— Start —

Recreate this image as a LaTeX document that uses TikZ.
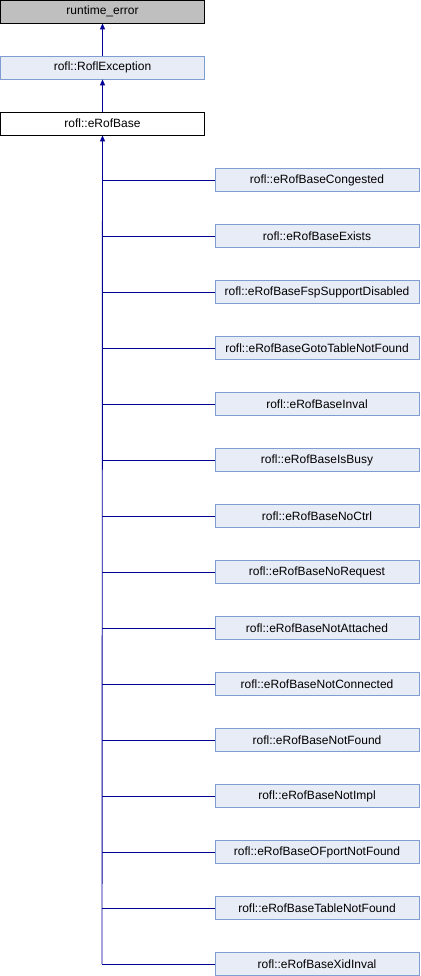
\documentclass[tikz,border=0pt]{standalone}
\usepackage{fontspec}
\setmainfont{Liberation Sans}
\usetikzlibrary{arrows.meta}
\definecolor{boxfill}{HTML}{E8ECF6}
\definecolor{boxdraw}{HTML}{7F9DD1}
\definecolor{greyfill}{HTML}{BFBFBF}
\definecolor{edge}{HTML}{000097}
\begin{document}
\begin{tikzpicture}[x=1pt,y=-1pt,
  cls/.style={draw=boxdraw,fill=boxfill,line width=0.8pt,minimum width=204pt,minimum height=23pt,inner sep=0pt,font=\fontsize{12}{14}\selectfont},
  top/.style={cls,draw=black,fill=greyfill},
  cur/.style={cls,draw=black,fill=white},
  inh/.style={draw=edge,line width=0.9pt},
  arr/.style={inh,-{Triangle[length=6pt,width=5pt]}}]
\useasboundingbox (0,0) rectangle (420,976);
\node[top] (rt) at (102.5,11.5) {runtime\_error};
\node[cls] (re) at (102.5,67.5) {rofl::RoflException};
\node[cur] (base) at (102.5,123.5) {rofl::eRofBase};
\draw[arr] (re.north) -- (rt.south);
\draw[arr] (base.north) -- (re.south);
\foreach \n/\t [count=\i from 0] in {
 c1/rofl::eRofBaseCongested,
 c2/rofl::eRofBaseExists,
 c3/rofl::eRofBaseFspSupportDisabled,
 c4/rofl::eRofBaseGotoTableNotFound,
 c5/rofl::eRofBaseInval,
 c6/rofl::eRofBaseIsBusy,
 c7/rofl::eRofBaseNoCtrl,
 c8/rofl::eRofBaseNoRequest,
 c9/rofl::eRofBaseNotAttached,
 c10/rofl::eRofBaseNotConnected,
 c11/rofl::eRofBaseNotFound,
 c12/rofl::eRofBaseNotImpl,
 c13/rofl::eRofBaseOFportNotFound,
 c14/rofl::eRofBaseTableNotFound,
 c15/rofl::eRofBaseXidInval} {
  \node[cls] (\n) at (317,180+56*\i) {\t};
  \draw[inh] (\n.west) -- (102,180+56*\i);
}
\coordinate (jend) at (102,964);
\draw[arr] (jend) -- (base.south);
\end{tikzpicture}
\end{document}
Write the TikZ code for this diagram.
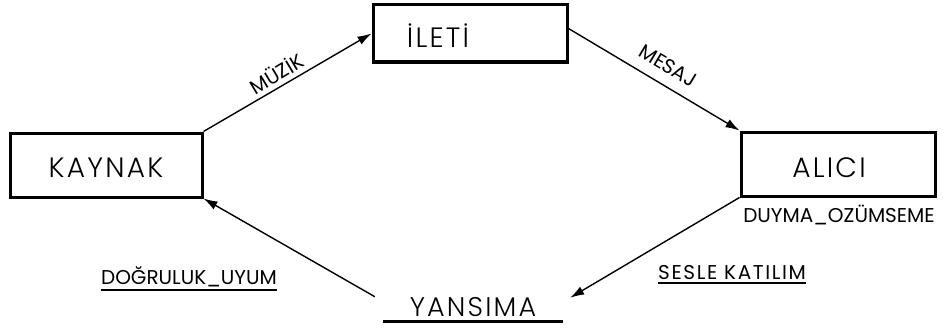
\documentclass[tikz,border=0pt]{standalone}
\usepackage{fontspec}
\setmainfont{Poppins Light}
\newfontfamily\widefont{Poppins Light}[LetterSpace=8]
\newfontfamily\labfont{Poppins}
\newfontfamily\labwidefont{Poppins}[LetterSpace=8]
\usetikzlibrary{arrows.meta}
\begin{document}
\begin{tikzpicture}[x=1pt,y=-1pt,
  box/.style={draw,line width=3pt,inner sep=0pt},
  big/.style={font=\widefont\fontsize{28}{30}\selectfont,inner sep=0pt,anchor=base},
  lab/.style={font=\labfont\fontsize{20}{22}\selectfont,inner sep=0pt},
  arr/.style={line width=1.4pt,-{Latex[length=14pt,width=9pt]}},
  ul/.style={line width=2pt}]
\useasboundingbox (0,0) rectangle (944,329);
% boxes
\node[box,minimum width=192pt,minimum height=64pt] (kaynak) at (106,165) {};
\node[box,minimum width=194pt,minimum height=57pt] (ileti) at (470,33.5) {};
\node[box,minimum width=194pt,minimum height=64pt] (alici) at (838,164) {};
% box texts
\node[big] (tk) at (106,177) {KAYNAK};
\node[big] (ti) at (438,48) {İLETİ};
\node[big] (ta) at (829,177) {ALICI};
% yansima
\node[font=\widefont\fontsize{27}{29}\selectfont,inner sep=0pt,minimum width=180pt,anchor=base] (yansima) at (473,316) {YANSIMA};
\draw[ul,line width=2.5pt] ([yshift=-5.5pt]yansima.base west) -- ([yshift=-5.5pt]yansima.base east);
% labels
\node[lab,rotate=31] (muzik) at (276,73) {MÜZİK};
\node[lab,rotate=-31] (mesaj) at (668,66) {MESAJ};
\node[lab] (duyma) at (839,215) {DUYMA\_OZÜMSEME};
\node[lab] (dogru) at (189,277) {DOĞRULUK\_UYUM};
\node[lab,font=\labwidefont\fontsize{20}{22}\selectfont] (sesle) at (732,273) {SESLE KATILIM};
\draw[ul] ([yshift=-3pt]dogru.south west) -- ([yshift=-3pt]dogru.south east);
\draw[ul] ([yshift=-3pt]sesle.south west) -- ([yshift=-3pt]sesle.south east);
% arrows
\draw[arr] (kaynak.north east) -- (ileti.west);
\draw[arr] ([yshift=5pt]ileti.east) -- (alici.north west);
\draw[arr] (alici.south west) -- ([shift={(7pt,-1pt)}]yansima.north east);
\draw[arr] ([shift={(-8pt,0pt)}]yansima.north west) -- (kaynak.south east);
\end{tikzpicture}
\end{document}
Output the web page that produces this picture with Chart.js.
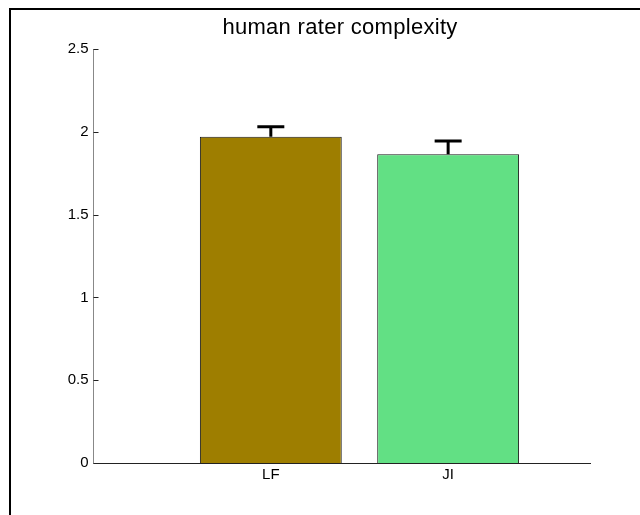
<!DOCTYPE html>
<html>
<head>
<meta charset="utf-8">
<title>human rater complexity</title>
<script src="https://cdn.jsdelivr.net/npm/chart.js@4"></script>
<style>
  html, body { margin: 0; padding: 0; background: #fff; }
  #wrap { width: 640px; height: 515px; position: relative; }
</style>
</head>
<body>
<div id="wrap"><canvas id="chart" width="640" height="515"></canvas></div>
<script>
// rating data
const categories = ['LF', 'JI'];
const means = [1.97, 1.865];
const errs = [0.06, 0.08];
const barColors = ['#9e7e00', '#62e084'];
const yTicks = [0, 0.5, 1, 1.5, 2, 2.5];

const FONT = 'Arial, "Liberation Sans", sans-serif';

// frame lines, inward y ticks, error bars and title
const extras = {
    id: 'extras',
    beforeDraw(chart) {
        const ctx = chart.ctx;
        ctx.save();
        ctx.fillStyle = '#fff';
        ctx.fillRect(0, 0, chart.width, chart.height);
        ctx.fillStyle = '#000';
        ctx.fillRect(9, 8, chart.width - 9, 2);
        ctx.fillRect(9, 8, 2, chart.height - 8);
        ctx.restore();
    },
    afterDatasetsDraw(chart) {
        const ctx = chart.ctx;
        const x = chart.scales.x, y = chart.scales.y;
        const area = chart.chartArea;
        ctx.save();
        // y ticks pointing into the plot
        ctx.strokeStyle = '#222';
        ctx.lineWidth = 1;
        yTicks.forEach(v => {
            const py = Math.round(y.getPixelForValue(v)) + 0.5;
            ctx.beginPath();
            ctx.moveTo(area.left, py);
            ctx.lineTo(area.left + 5, py);
            ctx.stroke();
        });
        // upper error bars
        ctx.strokeStyle = '#000';
        ctx.lineWidth = 3;
        means.forEach((m, i) => {
            const px = x.getPixelForValue(i + 1);
            const top = y.getPixelForValue(m + errs[i]);
            const base = y.getPixelForValue(m);
            ctx.beginPath();
            ctx.moveTo(px, base);
            ctx.lineTo(px, top);
            ctx.moveTo(px - 13.5, top);
            ctx.lineTo(px + 13.5, top);
            ctx.stroke();
        });
        // title
        ctx.fillStyle = '#000';
        ctx.font = '22px ' + FONT;
        ctx.letterSpacing = '0.3px';
        ctx.textAlign = 'center';
        ctx.textBaseline = 'alphabetic';
        ctx.fillText('human rater complexity', 340, 34);
        ctx.restore();
    }
};

new Chart(document.getElementById('chart'), {
    type: 'bar',
    data: {
        datasets: [{
            data: means.map((m, i) => ({ x: i + 1, y: m })),
            backgroundColor: barColors,
            borderColor: '#1a1a1a',
            borderWidth: 1,
            barPercentage: 0.8,
            categoryPercentage: 1
        }]
    },
    options: {
        responsive: false,
        animation: false,
        layout: { padding: { left: 0, right: 50, top: 49, bottom: 0 } },
        plugins: { legend: { display: false }, tooltip: { enabled: false }, title: { display: false } },
        scales: {
            x: {
                type: 'linear',
                min: 0,
                max: 2.8,
                offset: false,
                grid: { display: false, drawTicks: false },
                border: { display: true, color: '#222', width: 1 },
                afterBuildTicks: s => { s.ticks = categories.map((c, i) => ({ value: i + 1 })); },
                afterFit: s => { s.height = 52; },
                ticks: {
                    padding: 3,
                    color: '#000',
                    font: { family: FONT, size: 15 },
                    callback: v => categories[v - 1] ?? ''
                }
            },
            y: {
                min: 0,
                max: 2.5,
                grid: { display: false, drawTicks: false },
                border: { display: true, color: '#888', width: 1 },
                afterBuildTicks: s => { s.ticks = yTicks.map(v => ({ value: v })); },
                afterFit: s => { s.width = 93.5; },
                ticks: {
                    padding: 5,
                    color: '#000',
                    font: { family: FONT, size: 15 },
                    callback: v => String(v)
                }
            }
        }
    },
    plugins: [extras]
});
</script>
</body>
</html>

— End —

- _Problem description_
Examine the records and report how many lines contain the string "that". Only the number should be given.

- _Right answer_
2